Monday, December 22, 2008

Hopes, Dreams, Tests, and Mediocrity

As many know I want to go into to counseling and the easiest way to do that is to get into grad school and earn a Master's in that field. So today I took a step toward realizing that goal, I took the GRE. However the question is did I REALLY take a step toward it? Thanks to modern technology I was able to take a computer based test which means that the verbal and quantitative portions were instantly scored and given (the analytical writing section still has to be reviewed and graded). I did just about as well as I did on my SATs which I am afraid isn't going to be good enough.
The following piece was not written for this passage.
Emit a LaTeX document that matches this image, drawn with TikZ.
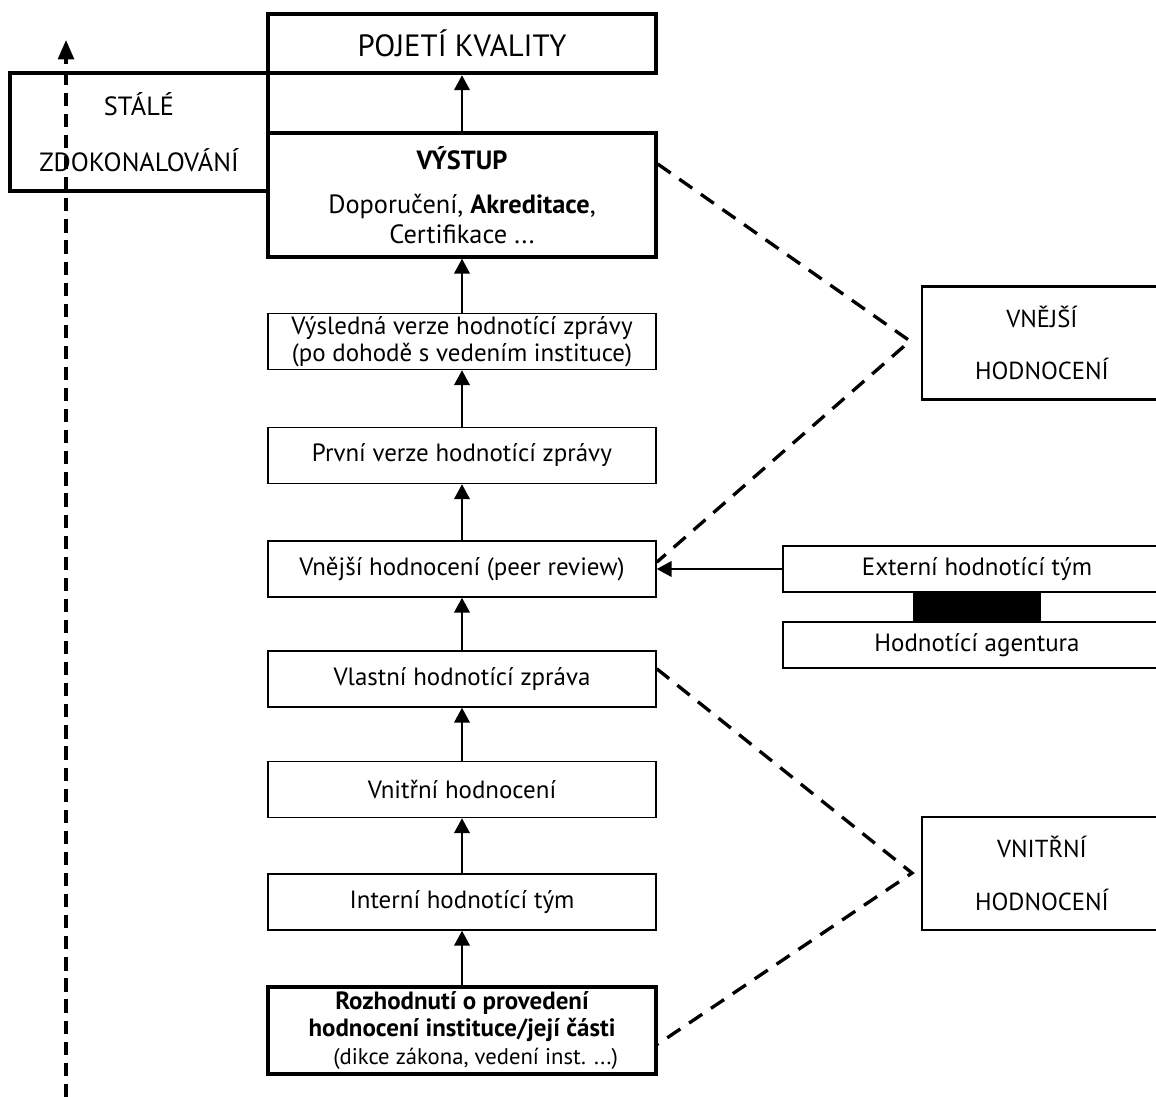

I scored 570 verbal, and 600 quantitative. Not horrible, but not what I was hoping for.
I was counting on my GRE to held make up for; let us say, a less than perfect GPA. A GPA I am working hard to improve, but could prove too little to late. Now I haven't given up hope, I will still apply because you never know what might happen.
I feel like I am smarter than what my test scores say but maybe I just have to resign myself to mediocrity. Maybe I just got unlucky with the questions, maybe I just wasn't prepared. There are many possible reasons for scoring how I did, but for now I will just have to see what happens.

1 comment:

Nicki said...

I am so sorry you didn't do as well as you had hoped. Maybe your writing grade will help pull it up. Keep working hard and I am sure it will all work out in the end. Hopefully the grad school will see how hard you have been trying to improve and take that into account when trying to decide who to accept into their program. I love you!